BOOK:Beautiful Ugly, Thames & Hudson Publications
John Gollings in 2016 has been appointed a Member of the Order of Australia (AM) for his “Significant service to photography through the documentation of iconic architectural landmarks in Australia and the Asia-Pacific region”. He studied architecture at the University of Melbourne. His freelance work as an advertising specialist in fashion in the ‘60s brought together his interest in photography and the discipline of architecture.
By Dimitris Lempesis
The book “Beautiful Ugly – The Architectural Photography of John Gollings” from Thames & Hudson Publications takes a look, in words, pictures and recollections, at of Gollings’s photography as he has made his remarkable journey around Australia’s architectural landscape. For more than 40 years John Gollings has been the photographer of choice for scores of architects.
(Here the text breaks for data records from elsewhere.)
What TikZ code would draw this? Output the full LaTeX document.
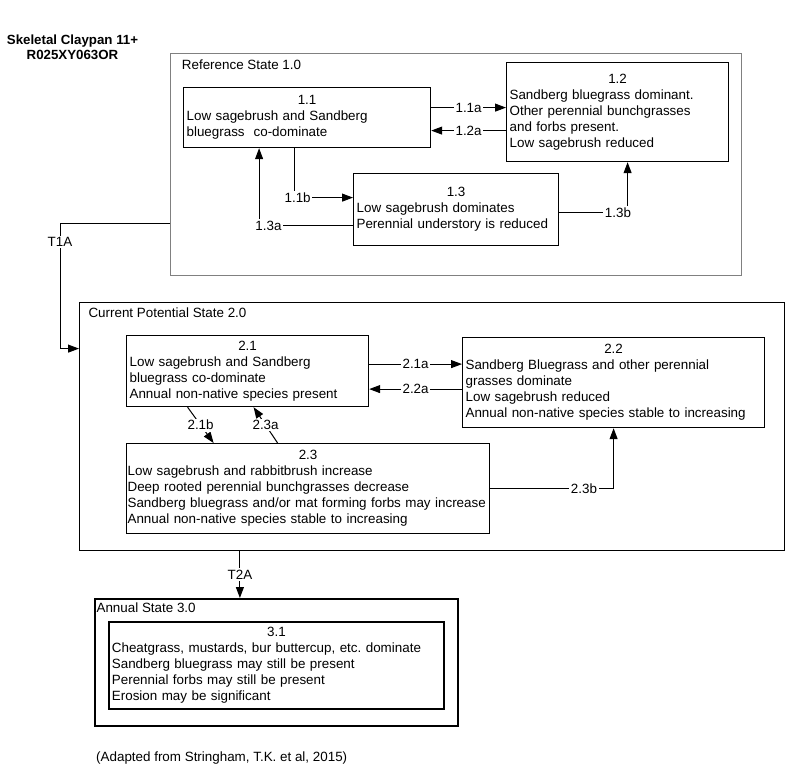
\documentclass[tikz,border=0pt]{standalone}
\usepackage{fontspec}
\setmainfont{Liberation Sans}
\usetikzlibrary{arrows.meta,calc}
\frenchspacing

\tikzset{
  stbox/.style={draw, line width=1.2pt, anchor=north west, align=left, inner xsep=3pt, inner ysep=0pt},
  stlbl/.style={anchor=base west, inner sep=0pt},
  tr/.style={line width=1pt, -{Triangle[length=11pt,width=8pt]}},
  lbl/.style={fill=white, inner sep=1.5pt},
}

\begin{document}
\begin{tikzpicture}[x=1pt, y=-1pt, font=\fontsize{13.4}{16}\selectfont]
    %%Background
    \useasboundingbox (0,0) rectangle (800,773);
    %%
    \node[font=\fontsize{13.3}{15}\selectfont\bfseries, align=center] (title) at (72.5,47.7) {Skeletal Claypan 11+\\R025XY063OR};

    %% state containers
    \node[stbox, draw=gray, minimum width=571pt, minimum height=222pt] (ref) at (170,53) {};
    \node[stlbl] (reft) at ($(ref.north west)+(11.7,16.3)$) {Reference State 1.0};
    \node[stbox, minimum width=705pt, minimum height=248pt] (cur) at (79,302) {};
    \node[stlbl] (curt) at ($(cur.north west)+(9.3,15.6)$) {Current Potential State 2.0};
    \node[stbox, line width=1.8pt, minimum width=363pt, minimum height=127pt] (ann) at (94,598) {};
    \node[stlbl] (annt) at ($(ann.north west)+(2.4,14.7)$) {Annual State 3.0};

    %% community phases
    \node[stbox, text width=241pt, minimum height=60pt] (s11) at (183,87)
        {\makebox[\linewidth]{1.1}\\Low sagebrush and Sandberg\\bluegrass~~co-dominate};
    \node[stbox, text width=216pt, minimum height=99pt] (s12) at (506,62)
        {\makebox[\linewidth]{1.2}\\Sandberg bluegrass dominant.\\Other perennial bunchgrasses\\and forbs present.\\Low sagebrush reduced};
    \node[stbox, text width=199pt, minimum height=72pt] (s13) at (353,173)
        {\makebox[\linewidth]{1.3}\\Low sagebrush dominates\\Perennial understory is reduced};

    \node[stbox, text width=236pt, minimum height=71pt] (s21) at (126,335)
        {\makebox[\linewidth]{2.1}\\Low sagebrush and Sandberg\\bluegrass co-dominate\\Annual non-native species present};
    \node[stbox, text width=296pt, minimum height=90pt] (s22) at (462,337)
        {\makebox[\linewidth]{2.2}\\Sandberg Bluegrass and other perennial\\grasses dominate\\Low sagebrush reduced\\Annual non-native species stable to increasing};
    \node[stbox, inner xsep=1pt, text width=361pt, minimum height=90pt] (s23) at (126,443)
        {\makebox[\linewidth]{2.3}\\Low sagebrush and rabbitbrush increase\\Deep rooted perennial bunchgrasses decrease\\\mbox{Sandberg bluegrass and/or mat forming forbs may increase}\\Annual non-native species stable to increasing};

    \node[stbox, line width=1.8pt, text width=329pt, minimum height=87pt] (s31) at (108,621)
        {\makebox[\linewidth]{3.1}\\Cheatgrass, mustards, bur buttercup, etc. dominate\\Sandberg bluegrass may still be present\\Perennial forbs may still be present\\Erosion may be significant};

    %% pathways
    \draw[tr] ($(s11.east)+(0,-10)$) -- node[lbl]{1.1a} ($(s11.east -| s12.west)+(0,-10)$);
    \draw[tr] ($(s11.east -| s12.west)+(0,13)$) -- node[lbl]{1.2a} ($(s11.east)+(0,13)$);
    \draw[tr] ($(s11.south)+(-13,0)$) |- node[lbl, pos=0.53]{1.1b} ($(s13.west)+(0,-12)$);
    \draw[tr] ($(s13.west)+(0,16)$) -| node[lbl, pos=0.45]{1.3a} ($(s11.south)+(-48,0)$);
    \draw[tr] ($(s13.east)+(0,3)$) -| node[lbl, pos=0.43]{1.3b} ($(s12.south)+(10,0)$);

    \draw[tr] ($(s21.east)+(0,-7)$) -- node[lbl]{2.1a} ($(s21.east -| s22.west)+(0,-7)$);
    \draw[tr] ($(s21.east -| s22.west)+(0,18)$) -- node[lbl]{2.2a} ($(s21.east)+(0,18)$);
    \draw[tr] ($(s21.south)+(-60,0)$) -- node[lbl]{2.1b} ($(s23.north)+(-94.5,0)$);
    \draw[tr] ($(s23.north)+(-30.5,0)$) -- node[lbl]{2.3a} ($(s21.south)+(6,0)$);
    \draw[tr] (s23.east) -| node[lbl, pos=0.38]{2.3b} (s22.south);

    %% transitions
    \draw[tr] ($(ref.west)+(0,59)$) -| node[lbl, pos=0.575]{T1A} ($(cur.west)+(-19,-78)$) -- ($(cur.west)+(0,-78)$);
    \draw[tr] ($(cur.south -| ann.north)+(-36.5,0)$) -- node[lbl]{T2A} ($(ann.north)+(-36.5,0)$);

    \node[anchor=base west, inner sep=0pt] (src) at (96,761.5) {(Adapted from Stringham, T.K. et al, 2015)};
\end{tikzpicture}
\end{document}
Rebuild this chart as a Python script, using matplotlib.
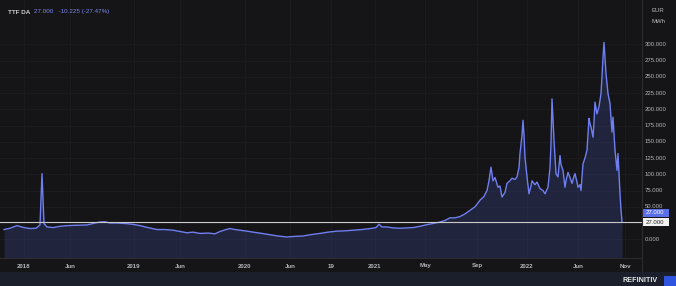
import matplotlib
matplotlib.use("Agg")
import matplotlib.pyplot as plt
import numpy as np

# ---- data (bar index along the compressed time axis, price in EUR/MWh) ----
bar = [4, 10, 17, 24, 30, 36, 40, 42, 44, 47, 53, 60, 67, 75, 87, 95, 100, 105, 110, 118,
       127, 133, 140, 148, 157, 165, 173, 180, 187, 193, 200, 208, 215,
       220, 226, 230, 235, 240, 247, 253, 260, 270, 278, 287, 295, 303, 310, 320, 328, 337,
       345, 353, 362, 370, 376, 379, 382, 387, 393, 400, 407, 413, 420, 427, 432, 437,
       440, 445, 450, 455, 460, 465, 470, 475, 480, 484, 487, 489, 491, 493, 495, 498, 500,
       502, 505, 507, 510, 512, 515, 517, 519, 520, 522, 523, 524, 525, 527, 529, 531, 532,
       535, 537, 540, 543, 545, 548,
       550, 551, 552, 553, 554, 556, 558, 560, 561, 563, 565, 566, 568, 570, 572, 574, 575,
       577, 578, 580, 581, 583, 585, 587, 589, 590, 591, 593, 594, 595, 597, 599, 601, 602,
       603, 604, 605, 606, 608, 610, 612, 613, 615, 617, 618, 620, 621, 622]
price = [15, 17, 21, 18, 16.5, 17, 22, 101, 24, 19, 18, 20, 21, 21.5, 22, 25, 26.6, 27, 25, 25,
         24, 23, 21, 18, 15, 15, 14, 12, 10, 11, 9, 9.5, 8.5,
         12, 15, 16.5, 15, 14, 12.5, 11, 9.5, 7, 5, 3.5, 4.5, 5, 7, 9, 11, 12.5,
         13, 14, 15, 16.5, 18, 23, 19, 19, 17.5, 17, 17.5, 18, 20, 22.5, 24, 25.5,
         26.6, 29, 33, 33, 35, 39, 44.6, 50, 60, 66, 75, 90, 111, 90, 95, 80, 82,
         65, 72, 86, 90, 94, 92, 96, 110, 132, 160, 183, 160, 126, 96, 70, 82, 90,
         84, 88, 78, 75, 70, 80,
         110, 147, 216, 185, 152, 101, 96, 129, 115, 106, 80, 90, 103, 95, 86, 97, 101,
         88, 80, 84, 75, 116, 125, 137, 186, 178, 173, 157, 180, 211, 193, 204, 224, 250,
         280, 303, 280, 255, 224, 209, 165, 188, 137, 106, 132, 70, 45, 27]

tick_bar = [24, 70, 134, 180, 245, 290, 331, 375, 425, 477, 527, 578, 625]
tick_lab = ["2018", "Jun", "2019", "Jun", "2020", "Jun", "19", "2021", "May", "Sep",
            "2022", "Jun", "Nov"]
y_ticks = [0, 25, 50, 75, 100, 125, 150, 175, 200, 225, 250, 275, 300]
y_show = [0, 50, 75, 100, 125, 150, 175, 200, 225, 250, 275, 300]
last_price = 27.0
change = -10.225
change_pct = -27.47

# ---- styling ----
BG = "#151517"
LINE = "#6f7ff2"
W, H = 676, 286
fig = plt.figure(figsize=(W / 100, H / 100), dpi=100, facecolor=BG)

ax_left, ax_right, ax_top, ax_bot = 0, 642, 0, 258
ax = fig.add_axes([ax_left / W, 1 - ax_bot / H, (ax_right - ax_left) / W, (ax_bot - ax_top) / H])
ax.set_facecolor(BG)
ax.set_xlim(0, 642)
ax.set_ylim(-28.8, 368.2)

for t in tick_bar:
    ax.axvline(t, color="#1d1d20", lw=0.6, zorder=0)
for v in y_ticks:
    ax.axhline(v, color="#1d1d20", lw=0.6, zorder=0)

ax.fill_between(bar, price, -28.8, color="#3a4490", alpha=0.32, lw=0, zorder=1)
ax.plot(bar, price, color=LINE, lw=1.0, zorder=3)
ax.axhline(last_price, color="#c9c9c9", lw=0.8, zorder=4)

for s in ax.spines.values():
    s.set_visible(False)
ax.set_xticks([])
ax.set_yticks([])

# bottom band separator and right separator
fig.add_artist(plt.Line2D([0, 642 / W], [1 - 258 / H] * 2, color="#2c2c30", lw=0.8))
fig.add_artist(plt.Line2D([642 / W] * 2, [1 - 272 / H, 1], color="#2c2c30", lw=0.8))

# footer
fig.add_artist(plt.Rectangle((0, 0), 1, 14 / H, color="#1b1f2c", lw=0))
fig.text(658 / W, 1 - 280.5 / H, "REFINITIV", color="#e6e6e6", fontsize=5.2,
         family="Liberation Sans", ha="right", va="center", weight="bold")
fig.add_artist(plt.Rectangle((664 / W, 0), 14 / W, 10 / H, color="#2f55e0", lw=0))

FONT = "Liberation Sans"
# x labels
for t, lab in zip(tick_bar, tick_lab):
    fig.text(t / W, 1 - 266 / H, lab, color="#b4b6bc", fontsize=4.4, family=FONT,
             ha="center", va="center", weight="bold")

# y labels (right)
for v in y_show:
    ypix = 239.3 - v * 0.65
    fig.text(645 / W, 1 - ypix / H, f"{v:.3f}", color="#b4b6bb", fontsize=4.3,
             family=FONT, ha="left", va="center")
fig.text(658 / W, 1 - 11 / H, "EUR", color="#b4b6bb", fontsize=4.3, family=FONT,
         ha="center", va="center")
fig.text(659 / W, 1 - 21.5 / H, "MWh", color="#b4b6bb", fontsize=4.3, family=FONT,
         ha="center", va="center")

# price labels
fig.add_artist(plt.Rectangle((643 / W, 1 - 217 / H), 26 / W, 8 / H, color="#5a6ee6", lw=0))
fig.text(645.5 / W, 1 - 213 / H, f"{last_price:.3f}", color="#ffffff", fontsize=4.3,
         family=FONT, ha="left", va="center")
fig.add_artist(plt.Rectangle((643 / W, 1 - 226 / H), 26 / W, 8 / H, color="#f2f2f2", lw=0))
fig.text(645.5 / W, 1 - 222 / H, f"{last_price:.3f}", color="#222222", fontsize=4.3,
         family=FONT, ha="left", va="center")

# header
fig.text(8 / W, 1 - 12 / H, "TTF DA", color="#d0d0d0", fontsize=4.5, family=FONT,
         ha="left", va="center", weight="bold")
fig.text(34 / W, 1 - 12 / H, f"{last_price:.3f}   {change:.3f} ({change_pct:.2f}%)",
         color="#7a86e8", fontsize=4.5, family=FONT, ha="left", va="center")

fig.savefig("out.png", dpi=100, facecolor=BG)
A John Gollings photograph reveals a great deal about the aspirations, aims and beliefs, and the zeitgeist of a building and its architect’s intentions. This is based on and expressed through Gollings’s own knowledge of architecture his understanding of light and weather, and the way buildings work and how they inhabit their sites. As, Joe Rollo writes: “In Australia, John Gollings has been making pictures of architecture for going on 40 years. For nearly all the last third of the 20th Century and all of this to date, he has recorded the progress of modern architecture here and elsewhere… He is the consummate professional, who can be relied upon to capture the essence of a building, time and time again, to best reflect the architect’s design intent. Practical and pragmatic, one of his great skills lies in his ability to almost always compose the best shot, the one defining image that makes a building memorable, etches it into the psyche”. The images, personally selected by Gollings for this book, open a door into the art of architectural photography as interpreted through the lens and eye of one of Australia’s greatest architectural photographers, a true maker of pictures. It takes a special kind of photographer to evoke the true character of a building and to convey the emotional intensity that is the soul of all good architecture. John Gollings is that special kind of photographer.